Despite being surrounded by adults, Ploof’s creativity was encouraged and nourished.

“My parents really went out of their way to read to me all the time and make sure that I liked stories and liked story-telling and wanted to read,” Ploof said. “And it wasn’t just kids’ books. By the end of my childhood we would read chapter books. It was really fun. It was like everywhere we would go there was a story about something.”

Ploof said her mother still has a knack for finding and creating stories in everyday scenarios. Ploof’s mother can often be found doing arts and crafts projects or gardening as well. Ploof’s father is an everyday, hobby handyman.

“He’s always got that honey-do list where he’s doing something,” Ploof said.

“Retrospectively, the stuff that I make has ended up being a very good marriage of the things that I observed (my parents) doing,” Ploof said about her interest in woodworking, power tools, organic forms and storybook-esque creatures.

Fruity friends

“I think that art is just me processing different things about being alive, or things that I have to tolerate about being alive,” Ploof said, referring to both having a body and having a job as aspects of being alive.

Ploof has worked at a local Minot grocery store on and off for around 10 years and her “Fruity Friends” series was inspired by her real life day job at the grocery store as well as a trip to the famed “Omega Mart” installation by Meow Wolf in Las Vegas.

“The grocery store nerd in me wanted to go. I wore my grocery store uniform and my nametag and went to Omega Mart,” Ploof said. In preparation for her trip, Ploof made a strawberry creature in honor of Omega Mart’s surreal produce department.

Ploof started making additional pieces for her “Fruity Friends” series for a local small works show.

“I got really sad so I went to therapy and then my therapist said, ‘Hey, go make a thing,’ and I said, ‘OK. I’ll make a banana,’ and I made a banana,” Ploof said.
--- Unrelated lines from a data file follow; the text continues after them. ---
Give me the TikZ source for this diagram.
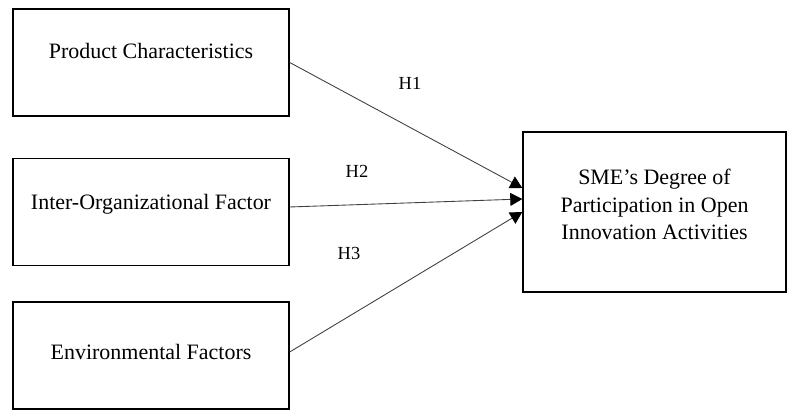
\documentclass[tikz,border=0pt]{standalone}
\usepackage{fontspec}
\setmainfont{Liberation Serif}
\usetikzlibrary{arrows.meta,positioning,calc}

\begin{document}
\begin{tikzpicture}[
    >={Triangle[length=2.4mm,width=2.6mm,color=black]},
    path/.style={->,line width=0.5pt,draw=black!75},
    box/.style={draw=black,line width=0.8pt,fill=white,
      minimum width=5.52cm,minimum height=2.14cm,align=center,
      font=\fontsize{12.5}{15.6}\selectfont},
    target/.style={box,minimum width=5.26cm,minimum height=3.2cm},
    hyp/.style={font=\fontsize{10.5}{12}\selectfont}
  ]
    \useasboundingbox (0,0) rectangle (15.74,8.24);

    \node[box,text depth=0.45cm] (prod) at (3.02,6.99) {Product Characteristics};
    \node[box,text depth=0.41cm] (inter) at (3.02,4.0) {Inter-Organizational Factor};
    \node[box,text depth=0.15cm] (env) at (3.02,1.13) {Environmental Factors};
    \node[target,text depth=0.3cm] (sme) at (13.09,4.0)
      {SME's Degree of\\Participation in Open\\Innovation Activities};

    \draw[path] (prod.east) -- ([yshift=0.48cm]sme.west);
    \draw[path] ([yshift=0.1cm]inter.east) -- ([yshift=0.26cm]sme.west);
    \draw[path] ([yshift=0.07cm]env.east) -- (sme.west);

    \node[hyp] (h1) at (8.2,6.58) {H1};
    \node[hyp] (h2) at (7.14,4.82) {H2};
    \node[hyp] (h3) at (6.98,3.18) {H3};
  \end{tikzpicture}
\end{document}
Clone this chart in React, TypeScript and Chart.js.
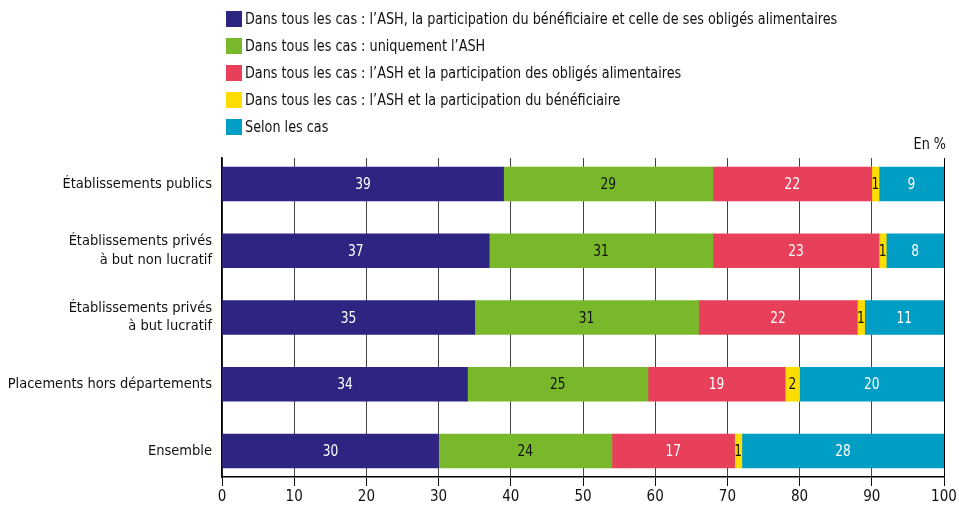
import React, { useEffect, useRef } from "react";
import { Chart, registerables } from "chart.js";

Chart.register(...registerables);

const categories: string[][] = [
  ["Établissements publics"],
  ["Établissements privés", "à but non lucratif"],
  ["Établissements privés", "à but lucratif"],
  ["Placements hors départements"],
  ["Ensemble"],
];

const seriesNames = [
  "Dans tous les cas : l’ASH, la participation du bénéficiaire et celle de ses obligés alimentaires",
  "Dans tous les cas : uniquement l’ASH",
  "Dans tous les cas : l’ASH et la participation des obligés alimentaires",
  "Dans tous les cas : l’ASH et la participation du bénéficiaire",
  "Selon les cas",
];

const ashBenefOblig = [39, 37, 35, 34, 30];
const ashOnly = [29, 31, 31, 25, 24];
const ashOblig = [22, 23, 22, 19, 17];
const ashBenef = [1, 1, 1, 2, 1];
const selonCas = [9, 8, 11, 20, 28];

const xTicks = [0, 10, 20, 30, 40, 50, 60, 70, 80, 90, 100];

const colors = ["#2e2583", "#78b82a", "#e8405a", "#ffdd00", "#009ec4"];
const labelColors = ["#ffffff", "#111111", "#ffffff", "#111111", "#ffffff"];

const FONT = "'DejaVu Sans Condensed', 'Liberation Sans Narrow', 'Roboto', sans-serif";

function condensedText(ctx: any, text: string, x: number, y: number, sx: number) {
  ctx.save();
  ctx.translate(x, y);
  ctx.scale(sx, 1);
  ctx.fillText(text, 0, 0);
  ctx.restore();
}

export default function App() {
  const ref = useRef<HTMLCanvasElement | null>(null);

  useEffect(() => {
    document.body.style.margin = "0";
    const canvas = ref.current;
    if (!canvas) return;
    const all = [ashBenefOblig, ashOnly, ashOblig, ashBenef, selonCas];

    const labelsPlugin = {
      id: "valueLabels",
      afterDatasetsDraw(chart: any) {
        const ctx = chart.ctx;
        ctx.save();
        ctx.font = `16px ${FONT}`;
        ctx.textAlign = "center";
        ctx.textBaseline = "middle";
        chart.data.datasets.forEach((ds: any, di: number) => {
          const meta = chart.getDatasetMeta(di);
          meta.data.forEach((el: any, i: number) => {
            const v = all[di][i];
            const cx = (el.x + el.base) / 2;
            ctx.fillStyle = labelColors[di];
            condensedText(ctx, String(v), cx, el.y + 1, 0.85);
          });
        });
        ctx.restore();
      },
    };

    const legendPlugin = {
      id: "customLegend",
      afterDraw(chart: any) {
        const ctx = chart.ctx;
        ctx.save();
        ctx.font = `16px ${FONT}`;
        ctx.textBaseline = "middle";
        ctx.textAlign = "left";
        seriesNames.forEach((name, i) => {
          const cy = 19 + i * 27;
          ctx.fillStyle = colors[i];
          ctx.fillRect(226, cy - 8, 16, 16);
          ctx.fillStyle = "#111111";
          condensedText(ctx, name, 245, cy + 1, 0.89);
        });
        ctx.textAlign = "right";
        ctx.textBaseline = "alphabetic";
        condensedText(ctx, "En %", chart.chartArea.right + 2, 149, 0.89);
        ctx.restore();
      },
    };

    const chart = new Chart(canvas, {
      type: "bar",
      data: {
        datasets: all.map((arr, di) => ({
          label: seriesNames[di],
          data: arr.map((v, i) => ({ x: v, y: i })),
          backgroundColor: colors[di],
          borderWidth: 0,
          barThickness: 34,
        })),
      },
      options: {
        indexAxis: "y",
        animation: false,
        responsive: false,
        maintainAspectRatio: false,
        layout: { padding: { top: 158, right: 15, left: 0, bottom: 0 } },
        plugins: {
          legend: { display: false },
          tooltip: { enabled: false },
        },
        scales: {
          x: {
            type: "linear",
            stacked: true,
            min: 0,
            max: 100,
            afterBuildTicks: (scale: any) => {
              scale.ticks = xTicks.map((v) => ({ value: v }));
            },
            afterFit: (scale: any) => {
              scale.height = 29;
            },
            grid: {
              color: (c: any) => (c.tick && c.tick.value === 100 ? "#000000" : "#444444"),
              lineWidth: 1,
              tickLength: 9,
              tickColor: "#111111",
            },
            border: { color: "#000000", width: 1.5 },
            ticks: {
              padding: 2,
              color: "#111111",
              font: { family: FONT, size: 15 },
            },
          },
          y: {
            type: "linear",
            stacked: true,
            reverse: true,
            offset: false,
            min: -0.39,
            max: 4.39,
            afterBuildTicks: (scale: any) => {
              scale.ticks = categories.map((_, i) => ({ value: i }));
            },
            afterFit: (scale: any) => {
              scale.width = 222;
            },
            grid: { display: true, drawOnChartArea: false, drawTicks: false, offset: false },
            border: { color: "#000000", width: 1.5 },
            ticks: {
              padding: 10,
              color: "#111111",
              font: { family: FONT, size: 14.5, lineHeight: 1.25 },
              callback: (v: any) => {
                const idx = Math.round(Number(v));
                return categories[idx] ?? "";
              },
            },
          },
        },
      },
      plugins: [labelsPlugin, legendPlugin],
    } as any);

    return () => chart.destroy();
  }, []);

  return (
    <div style={{ width: 959, height: 506, background: "#ffffff" }}>
      <canvas ref={ref} width={959} height={506} />
    </div>
  );
}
In addition to the strawberry and banana creatures, Ploof’s “Fruity Friends” series also includes a sea turtle made from orange slices, a wrinkle-faced peach, cheek-kissing cherries, a duck-like eggplant and will soon include a tomato.

“We all end up memorizing all of the codes for ringing up produce, and so it’s become useless knowledge that I have because I don’t do (cashiering) anymore,” Ploof said. “4668 is green onions! Like, why do I know that?”

Ploof has repurposed some of this cashiering knowledge by incorporating unique PLU stickers, or “product look up” stickers, into her fruity friend designs. These are the little barcode stickers found on apples, bananas and other produce.

“The thing that delights me about (the fruity creatures) is the package design aspect of them,” Ploof said. She believes this fascination with package design is another thing picked up from the grocery store.

Ploof is one of the cake artists at the bakery in the grocery store. She’s occasionally allowed to freely express herself with frosting and fondant but must typically work within the constraints and visions of the customers.

Ploof hopes to incorporate her knowledge of cake making and decorating into her future works.

“I have plans to do cake creatures as well, or dessert creatures rather,” Ploof said. “These are the things that I hold onto that interest me about this day job.”